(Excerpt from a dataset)
##########
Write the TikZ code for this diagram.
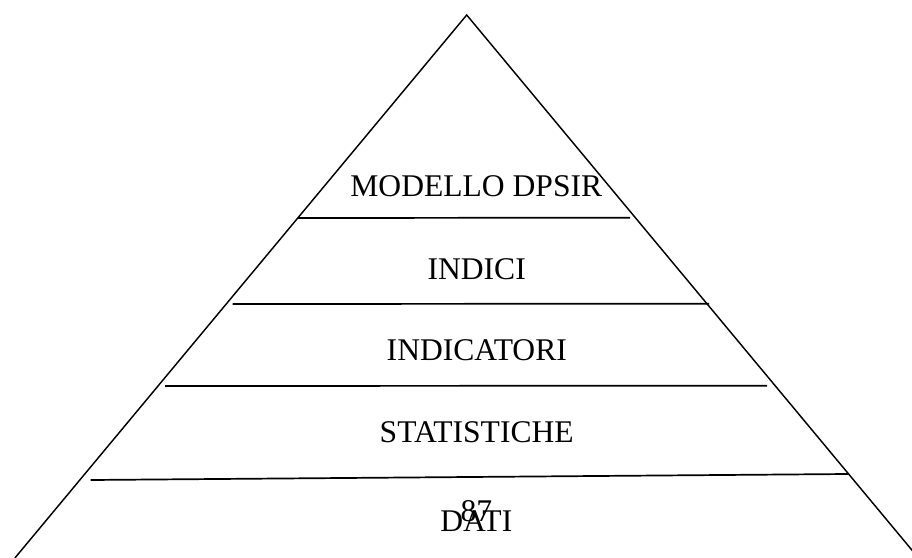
\documentclass[tikz,border=0pt]{standalone}
\usepackage{fontspec}
\setmainfont{Liberation Serif}
\begin{document}
\begin{tikzpicture}[x=0.38pt,y=-0.38pt,
  edge/.style={line width=0.55pt,line cap=butt},
  divider/.style={line width=0.65pt,line cap=butt},
  level/.style={anchor=base,inner sep=0pt,font=\fontsize{12}{14}\selectfont}]
\useasboundingbox (0,0) rectangle (912,558);
\clip (0,0) rectangle (912,558);
% outline of the pyramid
\coordinate (apex) at (466.7,15);
\coordinate (baseL) at (14.9,558);
\coordinate (baseR) at (918.5,558);
\draw[edge] (baseL) -- (apex) -- (baseR);
% dividing lines between levels
\coordinate (s1L) at (90.7,480);   \coordinate (s1R) at (848.3,474);
\coordinate (s2L) at (165,386);    \coordinate (s2R) at (767,385.7);
\coordinate (s3L) at (232.7,304);  \coordinate (s3R) at (709,303.7);
\coordinate (s4L) at (298,218);    \coordinate (s4R) at (630,217.7);
\draw[divider] (s1L) -- (s1R);
\draw[divider] (s2L) -- (s2R);
\draw[divider] (s3L) -- (s3R);
\draw[divider] (s4L) -- (s4R);
% level labels
\node[level] (modello) at (476.3,196.7) {MODELLO DPSIR};
\node[level] (indici) at (476.7,279) {INDICI};
\node[level] (indicatori) at (476.8,360.7) {INDICATORI};
\node[level] (statistiche) at (476.7,442.7) {STATISTICHE};
\node[level] (dati) at (476.3,531.7) {DATI};
\node[level] (pagenum) at (476.3,521.7) {87};
\end{tikzpicture}
\end{document}
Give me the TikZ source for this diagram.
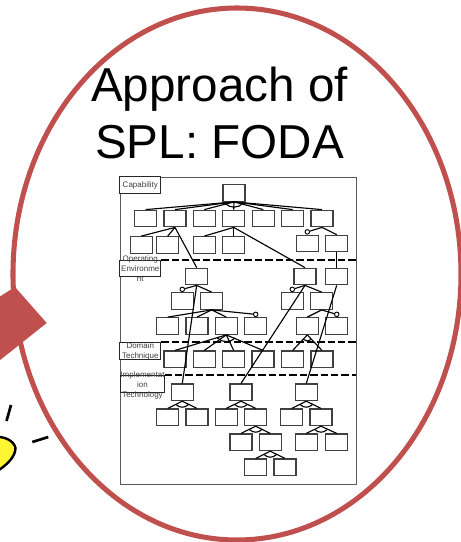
##########
→ AIM OF THE TASK
Copy all the data exactly as written, but skip any picture.

→ ANSWER TO THE PROBLEM
Write the TikZ code for this diagram.
\documentclass[tikz,border=0pt]{standalone}
\usepackage{fontspec}
\setmainfont{Liberation Serif}
\begin{document}
\begin{tikzpicture}[x=0.38pt,y=-0.38pt,
  edge/.style={line width=0.55pt,line cap=butt},
  divider/.style={line width=0.65pt,line cap=butt},
  level/.style={anchor=base,inner sep=0pt,font=\fontsize{12}{14}\selectfont}]
\useasboundingbox (0,0) rectangle (912,558);
\clip (0,0) rectangle (912,558);
% outline of the pyramid
\coordinate (apex) at (466.7,15);
\coordinate (baseL) at (14.9,558);
\coordinate (baseR) at (918.5,558);
\draw[edge] (baseL) -- (apex) -- (baseR);
% dividing lines between levels
\coordinate (s1L) at (90.7,480);   \coordinate (s1R) at (848.3,474);
\coordinate (s2L) at (165,386);    \coordinate (s2R) at (767,385.7);
\coordinate (s3L) at (232.7,304);  \coordinate (s3R) at (709,303.7);
\coordinate (s4L) at (298,218);    \coordinate (s4R) at (630,217.7);
\draw[divider] (s1L) -- (s1R);
\draw[divider] (s2L) -- (s2R);
\draw[divider] (s3L) -- (s3R);
\draw[divider] (s4L) -- (s4R);
% level labels
\node[level] (modello) at (476.3,196.7) {MODELLO DPSIR};
\node[level] (indici) at (476.7,279) {INDICI};
\node[level] (indicatori) at (476.8,360.7) {INDICATORI};
\node[level] (statistiche) at (476.7,442.7) {STATISTICHE};
\node[level] (dati) at (476.3,531.7) {DATI};
\node[level] (pagenum) at (476.3,521.7) {87};
\end{tikzpicture}
\end{document}
Give me the TikZ source for this diagram.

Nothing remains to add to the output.